┌──
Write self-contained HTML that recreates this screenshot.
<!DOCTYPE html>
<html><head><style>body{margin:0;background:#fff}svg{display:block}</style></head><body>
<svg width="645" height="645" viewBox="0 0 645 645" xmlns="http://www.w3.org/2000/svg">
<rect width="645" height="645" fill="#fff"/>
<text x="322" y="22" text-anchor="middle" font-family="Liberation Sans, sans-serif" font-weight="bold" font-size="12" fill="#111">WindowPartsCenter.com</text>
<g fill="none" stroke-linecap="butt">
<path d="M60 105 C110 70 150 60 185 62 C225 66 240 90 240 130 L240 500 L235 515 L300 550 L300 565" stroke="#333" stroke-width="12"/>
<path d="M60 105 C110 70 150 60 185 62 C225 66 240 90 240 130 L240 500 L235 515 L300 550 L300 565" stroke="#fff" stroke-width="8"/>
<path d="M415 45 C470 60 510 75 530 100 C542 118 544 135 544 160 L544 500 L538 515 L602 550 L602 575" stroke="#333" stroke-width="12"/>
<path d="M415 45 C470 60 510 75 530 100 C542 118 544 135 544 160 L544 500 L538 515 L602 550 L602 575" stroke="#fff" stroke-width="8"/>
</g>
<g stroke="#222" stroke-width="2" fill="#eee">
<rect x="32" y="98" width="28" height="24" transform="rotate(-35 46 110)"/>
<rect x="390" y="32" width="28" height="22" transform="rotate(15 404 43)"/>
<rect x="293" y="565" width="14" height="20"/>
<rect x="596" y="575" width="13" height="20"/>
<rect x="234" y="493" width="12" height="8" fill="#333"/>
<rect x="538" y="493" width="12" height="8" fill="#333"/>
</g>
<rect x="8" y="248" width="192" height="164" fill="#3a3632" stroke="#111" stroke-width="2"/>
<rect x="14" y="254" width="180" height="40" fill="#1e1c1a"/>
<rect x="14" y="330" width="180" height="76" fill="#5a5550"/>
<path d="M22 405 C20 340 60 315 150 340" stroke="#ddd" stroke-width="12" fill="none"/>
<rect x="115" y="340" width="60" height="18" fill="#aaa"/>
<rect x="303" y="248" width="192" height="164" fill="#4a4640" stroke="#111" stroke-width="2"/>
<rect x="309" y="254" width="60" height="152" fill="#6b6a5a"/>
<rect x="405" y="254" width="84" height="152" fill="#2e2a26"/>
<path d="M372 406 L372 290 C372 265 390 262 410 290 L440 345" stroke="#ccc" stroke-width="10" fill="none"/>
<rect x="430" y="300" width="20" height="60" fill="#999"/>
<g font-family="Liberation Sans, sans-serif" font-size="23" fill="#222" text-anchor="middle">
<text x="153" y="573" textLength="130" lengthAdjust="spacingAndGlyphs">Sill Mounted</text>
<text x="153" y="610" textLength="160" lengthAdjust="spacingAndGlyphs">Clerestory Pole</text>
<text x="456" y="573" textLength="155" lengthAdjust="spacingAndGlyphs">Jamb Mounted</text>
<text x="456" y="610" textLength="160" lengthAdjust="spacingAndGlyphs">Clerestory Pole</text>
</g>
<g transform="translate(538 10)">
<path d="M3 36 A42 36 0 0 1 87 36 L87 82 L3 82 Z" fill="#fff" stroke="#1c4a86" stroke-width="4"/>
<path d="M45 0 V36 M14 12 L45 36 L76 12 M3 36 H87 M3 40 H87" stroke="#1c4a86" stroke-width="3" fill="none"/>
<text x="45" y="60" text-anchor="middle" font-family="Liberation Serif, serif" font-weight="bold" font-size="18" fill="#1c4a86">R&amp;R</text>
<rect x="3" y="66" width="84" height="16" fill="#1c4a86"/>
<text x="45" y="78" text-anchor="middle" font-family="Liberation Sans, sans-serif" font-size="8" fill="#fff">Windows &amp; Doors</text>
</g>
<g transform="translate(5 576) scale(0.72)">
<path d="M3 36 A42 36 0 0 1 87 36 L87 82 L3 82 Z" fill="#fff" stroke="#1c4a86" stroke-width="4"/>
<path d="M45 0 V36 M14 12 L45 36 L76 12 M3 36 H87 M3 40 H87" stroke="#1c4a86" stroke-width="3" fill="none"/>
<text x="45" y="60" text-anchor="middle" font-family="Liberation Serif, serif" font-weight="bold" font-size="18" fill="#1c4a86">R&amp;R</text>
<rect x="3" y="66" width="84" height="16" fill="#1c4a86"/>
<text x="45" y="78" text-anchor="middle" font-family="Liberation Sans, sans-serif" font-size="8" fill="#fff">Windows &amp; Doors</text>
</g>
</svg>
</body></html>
└──
┌──
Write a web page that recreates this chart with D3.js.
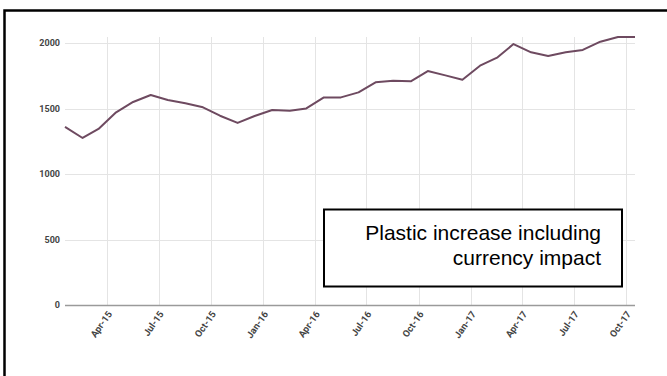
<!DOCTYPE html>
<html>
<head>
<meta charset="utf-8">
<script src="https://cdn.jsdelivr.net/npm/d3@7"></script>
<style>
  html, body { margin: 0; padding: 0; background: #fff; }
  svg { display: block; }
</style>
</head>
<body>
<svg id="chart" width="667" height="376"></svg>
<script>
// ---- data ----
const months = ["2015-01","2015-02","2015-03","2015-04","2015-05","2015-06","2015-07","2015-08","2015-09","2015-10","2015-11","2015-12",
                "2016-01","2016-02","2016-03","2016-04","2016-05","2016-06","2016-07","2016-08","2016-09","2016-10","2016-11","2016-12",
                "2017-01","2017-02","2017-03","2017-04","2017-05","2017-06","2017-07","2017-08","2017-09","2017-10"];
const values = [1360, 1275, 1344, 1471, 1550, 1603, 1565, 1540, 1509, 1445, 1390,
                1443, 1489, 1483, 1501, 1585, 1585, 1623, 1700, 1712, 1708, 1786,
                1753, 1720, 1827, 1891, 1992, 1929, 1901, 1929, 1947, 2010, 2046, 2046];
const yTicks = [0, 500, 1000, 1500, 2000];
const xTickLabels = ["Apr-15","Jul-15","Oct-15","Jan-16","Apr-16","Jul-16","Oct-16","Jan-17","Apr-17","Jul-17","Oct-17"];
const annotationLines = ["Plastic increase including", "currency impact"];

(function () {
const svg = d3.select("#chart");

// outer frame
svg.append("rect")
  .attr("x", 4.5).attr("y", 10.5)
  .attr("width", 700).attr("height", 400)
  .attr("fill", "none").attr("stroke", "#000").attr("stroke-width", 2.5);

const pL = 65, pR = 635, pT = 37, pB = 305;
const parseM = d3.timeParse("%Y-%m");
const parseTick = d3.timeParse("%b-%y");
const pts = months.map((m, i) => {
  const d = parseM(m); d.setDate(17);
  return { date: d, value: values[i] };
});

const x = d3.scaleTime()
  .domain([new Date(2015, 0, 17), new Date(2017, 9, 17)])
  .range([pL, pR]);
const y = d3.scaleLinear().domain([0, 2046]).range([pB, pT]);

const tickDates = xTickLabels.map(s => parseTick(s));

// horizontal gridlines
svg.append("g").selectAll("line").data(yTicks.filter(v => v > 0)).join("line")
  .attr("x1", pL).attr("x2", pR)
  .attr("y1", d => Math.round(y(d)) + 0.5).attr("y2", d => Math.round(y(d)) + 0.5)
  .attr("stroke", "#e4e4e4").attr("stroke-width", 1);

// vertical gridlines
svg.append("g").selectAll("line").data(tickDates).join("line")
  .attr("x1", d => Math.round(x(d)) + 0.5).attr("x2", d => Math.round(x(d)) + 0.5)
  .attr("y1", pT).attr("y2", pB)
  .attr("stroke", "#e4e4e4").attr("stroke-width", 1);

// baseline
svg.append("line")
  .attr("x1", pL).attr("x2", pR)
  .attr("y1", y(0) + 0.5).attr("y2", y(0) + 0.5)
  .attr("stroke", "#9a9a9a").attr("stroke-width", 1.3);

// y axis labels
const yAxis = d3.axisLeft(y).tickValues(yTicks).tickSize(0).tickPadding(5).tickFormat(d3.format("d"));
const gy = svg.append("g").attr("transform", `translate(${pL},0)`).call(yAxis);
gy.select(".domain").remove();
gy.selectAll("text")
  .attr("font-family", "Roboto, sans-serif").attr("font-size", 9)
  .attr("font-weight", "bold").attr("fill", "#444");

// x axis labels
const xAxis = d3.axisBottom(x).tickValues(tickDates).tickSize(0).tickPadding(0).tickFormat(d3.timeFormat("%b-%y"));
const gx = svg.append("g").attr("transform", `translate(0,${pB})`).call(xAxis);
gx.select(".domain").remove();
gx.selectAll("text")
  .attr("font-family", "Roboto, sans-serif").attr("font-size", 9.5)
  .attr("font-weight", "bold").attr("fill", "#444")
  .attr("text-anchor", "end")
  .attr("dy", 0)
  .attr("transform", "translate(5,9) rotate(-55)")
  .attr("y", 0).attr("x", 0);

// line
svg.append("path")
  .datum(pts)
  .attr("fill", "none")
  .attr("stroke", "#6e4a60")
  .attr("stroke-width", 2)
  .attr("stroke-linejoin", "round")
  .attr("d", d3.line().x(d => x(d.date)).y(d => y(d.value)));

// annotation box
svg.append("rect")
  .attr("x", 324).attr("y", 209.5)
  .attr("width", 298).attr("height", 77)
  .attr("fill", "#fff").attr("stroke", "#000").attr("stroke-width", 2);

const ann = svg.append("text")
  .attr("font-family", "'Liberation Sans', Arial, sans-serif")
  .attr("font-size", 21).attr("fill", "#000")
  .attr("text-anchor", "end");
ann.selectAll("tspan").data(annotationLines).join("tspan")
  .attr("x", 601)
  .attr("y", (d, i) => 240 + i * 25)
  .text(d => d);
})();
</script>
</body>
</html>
└──
:: DESCRIPTION OF THE TASK ::
How many lines in these records hold the string "chart"? Reply with the number alone.

:: TASK SOLUTION ::
3